Here’s where climate change comes in. The atmospheric pattern that sent the Jet Stream south is colloquially known as a “blocking high”—a big pressure center stuck over the very northern Atlantic Ocean and southern Arctic Ocean. And what led to that? A climate phenomenon called the North Atlantic Oscillation (NAO)—essentially, the state of atmospheric pressure in that region. This state can be positive or negative, and it had changed from positive to negative two weeks before Sandy arrived. The climate kicker? Recent research by Charles Greene at Cornell University and other climate scientists has shown that as more Arctic sea ice melts in the summer—because of global warming—the NAO is more likely to be negative during the autumn and winter. A negative NAO makes the Jet Stream more likely to move in a big, wavy pattern across the U.S., Canada and the Atlantic, causing the kind of big southward dip that occurred during Sandy.
And I suppose I should also add this analysis by NASA’s James Hansen, who has studied (and worried about) climate change more than any scientist on the (warming) planet. Here’s the guts of what he has to say:
In a new analysis of the past six decades of global temperatures, which will be published Monday, my colleagues and I have revealed a stunning increase in the frequency of extremely hot summers, with deeply troubling ramifications for not only our future but also for our present.

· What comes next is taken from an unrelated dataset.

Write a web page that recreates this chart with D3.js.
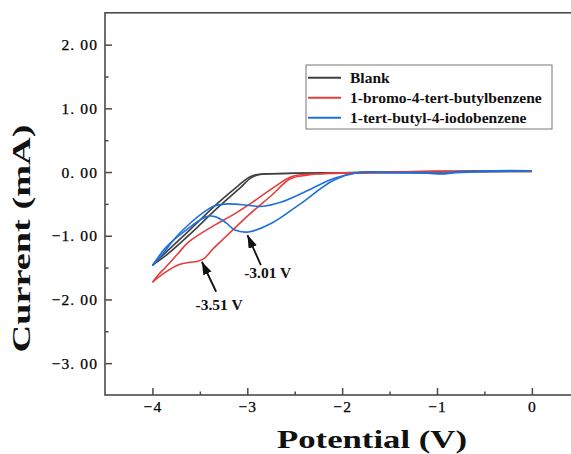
<!DOCTYPE html>
<html>
<head>
<meta charset="utf-8">
<script src="https://cdn.jsdelivr.net/npm/d3@7"></script>
<style>
  body { margin: 0; background: #fff; }
  svg { display: block; font-family: "Liberation Serif", "Times New Roman", serif; }
</style>
</head>
<body>
<svg id="chart" width="571" height="454"></svg>
<script>
// ticks
const potentialTicks = [-4, -3, -2, -1, 0];
const potentialMinor = [-3.5, -2.5, -1.5, -0.5];
const currentTicks = [2, 1, 0, -1, -2, -3];
const currentMinor = [1.5, 0.5, -0.5, -1.5, -2.5];

// CV curves, [potential V, current mA]
const blankForward = [[0, 0.02], [-0.5, 0.02], [-1, 0.01], [-1.5, 0.0], [-2, -0.01], [-2.5, -0.02], [-2.8, -0.03], [-2.9, -0.05], [-2.97, -0.1], [-3.07, -0.24], [-3.32, -0.57], [-3.6, -0.97], [-3.85, -1.3], [-4, -1.46]];
const blankReverse = [[-4, -1.46], [-3.85, -1.25], [-3.6, -0.9], [-3.32, -0.5], [-3.1, -0.22], [-3.0, -0.1], [-2.93, -0.05], [-2.85, -0.03], [-2.5, -0.02], [-2, -0.01], [-1, 0.0], [0, 0.01]];

const bromoForward = [[0, 0.02], [-0.5, 0.02], [-1, 0.01], [-1.5, 0.0], [-1.9, -0.01], [-2.16, -0.02], [-2.37, -0.05], [-2.55, -0.11], [-2.74, -0.36], [-2.99, -0.68], [-3.23, -1.02], [-3.37, -1.22], [-3.45, -1.35], [-3.52, -1.4], [-3.62, -1.42], [-3.73, -1.46], [-3.87, -1.58], [-4, -1.73]];
const bromoReverse = [[-4, -1.73], [-3.93, -1.6], [-3.87, -1.51], [-3.73, -1.28], [-3.62, -1.1], [-3.34, -0.83], [-3.16, -0.68], [-2.99, -0.52], [-2.74, -0.26], [-2.53, -0.07], [-2.3, -0.03], [-2, -0.02], [-1.5, -0.01], [-1, 0.0], [-0.5, 0.01], [0, 0.01]];

const iodoForward = [[0, 0.02], [-0.4, 0.01], [-0.8, -0.01], [-0.95, -0.03], [-1.1, -0.02], [-1.4, -0.01], [-1.84, -0.01], [-2.09, -0.13], [-2.46, -0.52], [-2.74, -0.8], [-2.99, -0.94], [-3.13, -0.91], [-3.23, -0.79], [-3.34, -0.7], [-3.43, -0.7], [-3.6, -0.86], [-3.85, -1.17], [-4, -1.47]];
const iodoReverse = [[-4, -1.47], [-3.9, -1.3], [-3.75, -1.02], [-3.6, -0.8], [-3.45, -0.62], [-3.34, -0.53], [-3.2, -0.5], [-3.0, -0.52], [-2.86, -0.54], [-2.64, -0.47], [-2.39, -0.31], [-2.09, -0.1], [-1.84, -0.01], [-1.5, -0.01], [-1.1, -0.01], [-0.95, -0.02], [-0.8, 0.0], [-0.4, 0.02], [0, 0.02]];

const seriesNames = ["Blank", "1-bromo-4-tert-butylbenzene", "1-tert-butyl-4-iodobenzene"];
const seriesColors = ["#3f3f3f", "#e63c3c", "#1f6fdb"];
const seriesData = [[blankForward, blankReverse], [bromoForward, bromoReverse], [iodoForward, iodoReverse]];

// peak annotations: label text, arrow tip, arrow tail, label anchor (data units)
const peakTexts = ["-3.51 V", "-3.01 V"];
const peakTips = [[-3.479, -1.408], [-2.998, -0.99]];
const peakTails = [[-3.328, -1.879], [-2.857, -1.46]];
const peakLabelPos = [[-3.297, -2.166], [-2.785, -1.664]];

const svg = d3.select("#chart");

const x = d3.scaleLinear().domain([-4.5, 0.5]).range([105, 579.3]);
const y = d3.scaleLinear().domain([-3.5, 2.5]).range([395, 12.8]);

const frameColor = "#4a4a4a";

// minus sign + spaced decimals like the original
const fmtY = d => d3.format(".2f")(d).replace(".", ". ");
const fmtX = d => d3.format("d")(d);

// axes
const gx = svg.append("g").attr("transform", "translate(0,395)");
gx.call(d3.axisBottom(x).tickValues(potentialTicks).tickSize(-7).tickPadding(6).tickFormat(fmtX));
const gxm = svg.append("g").attr("transform", "translate(0,395)");
gxm.call(d3.axisBottom(x).tickValues(potentialMinor).tickSize(-3.5).tickFormat(""));

const gy = svg.append("g").attr("transform", "translate(105,0)");
gy.call(d3.axisLeft(y).tickValues(currentTicks).tickSize(-7).tickPadding(7).tickFormat(fmtY));
const gym = svg.append("g").attr("transform", "translate(105,0)");
gym.call(d3.axisLeft(y).tickValues(currentMinor).tickSize(-3.5).tickFormat(""));

svg.selectAll(".domain").remove();
svg.selectAll("g").attr("font-family", null);
svg.selectAll(".tick line").attr("stroke", frameColor).attr("stroke-width", 1.5);
svg.selectAll(".tick text")
  .attr("fill", "#000")
  .attr("font-family", "Liberation Serif, serif")
  .style("font-size", "15.5px")
  .style("letter-spacing", "1.1px")
  .style("stroke", "#000")
  .style("stroke-width", 0.25);

// frame
svg.append("rect")
  .attr("x", x.range()[0]).attr("y", y.range()[1])
  .attr("width", x.range()[1] - x.range()[0])
  .attr("height", y.range()[0] - y.range()[1])
  .attr("fill", "none")
  .attr("stroke", frameColor)
  .attr("stroke-width", 1.6);

// curves
const line = d3.line()
  .x(d => x(d[0]))
  .y(d => y(d[1]))
  .curve(d3.curveCatmullRom.alpha(0.5));

seriesData.forEach((branches, i) => {
  branches.forEach(b => {
    svg.append("path")
      .datum(b)
      .attr("d", line)
      .attr("fill", "none")
      .attr("stroke", seriesColors[i])
      .attr("stroke-width", 1.6)
      .attr("stroke-linejoin", "round");
  });
});

// arrows
svg.append("defs").append("marker")
  .attr("id", "arrow")
  .attr("markerUnits", "userSpaceOnUse")
  .attr("markerWidth", 14).attr("markerHeight", 10)
  .attr("refX", 13).attr("refY", 4.5)
  .attr("orient", "auto")
  .append("path")
  .attr("d", "M0,0 L13,4.5 L0,9 Z")
  .attr("fill", "#111");

peakTexts.forEach((t, i) => {
  svg.append("line")
    .attr("x1", x(peakTails[i][0])).attr("y1", y(peakTails[i][1]))
    .attr("x2", x(peakTips[i][0])).attr("y2", y(peakTips[i][1]))
    .attr("stroke", "#111")
    .attr("stroke-width", 1.8)
    .attr("marker-end", "url(#arrow)");

  svg.append("text")
    .attr("x", x(peakLabelPos[i][0]))
    .attr("y", y(peakLabelPos[i][1]))
    .attr("text-anchor", "middle")
    .attr("font-weight", "bold")
    .attr("font-size", "15.5px")
    .attr("fill", "#111")
    .text(t);
});

// legend
const legend = svg.append("g");
legend.append("rect")
  .attr("x", 306).attr("y", 65).attr("width", 246).attr("height", 64)
  .attr("fill", "#fff")
  .attr("stroke", "#777")
  .attr("stroke-width", 1);

seriesNames.forEach((name, i) => {
  const ly = 77.7 + i * 20;
  legend.append("line")
    .attr("x1", 308).attr("x2", 341)
    .attr("y1", ly).attr("y2", ly)
    .attr("stroke", seriesColors[i])
    .attr("stroke-width", 2);
  legend.append("text")
    .attr("x", 350).attr("y", ly + 5)
    .attr("font-weight", "bold")
    .attr("font-size", "15.5px")
    .attr("fill", "#111")
    .text(name);
});

// axis titles
svg.append("text")
  .attr("x", 372).attr("y", 448)
  .attr("text-anchor", "middle")
  .attr("font-weight", "bold")
  .attr("font-size", "26px")
  .attr("textLength", 190)
  .attr("lengthAdjust", "spacingAndGlyphs")
  .attr("fill", "#111")
  .text("Potential (V)");

svg.append("text")
  .attr("transform", "translate(30,238.5) rotate(-90)")
  .attr("text-anchor", "middle")
  .attr("font-weight", "bold")
  .attr("font-size", "26px")
  .attr("textLength", 228)
  .attr("lengthAdjust", "spacingAndGlyphs")
  .attr("fill", "#111")
  .text("Current (mA)");
</script>
</body>
</html>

This is not a climate model or a prediction but actual observations of weather events and temperatures that have happened. Our analysis shows that it is no longer enough to say that global warming will increase the likelihood of extreme weather and to repeat the caveat that no individual weather event can be directly linked to climate change. To the contrary, our analysis shows that, for the extreme hot weather of the recent past, there is virtually no explanation other than climate change.
The deadly European heat wave of 2003, the fiery Russian heat wave of 2010 and catastrophic droughts in Texas and Oklahoma last year can each be attributed to climate change. And once the data are gathered in a few weeks’ time, it’s likely that the same will be true for the extremely hot summer the United States is suffering through right now.
The resistance to both the logic and the science of global warming and weather is stupefying to me. But not surprising, sadly. We are a species that is sleepwalking through history.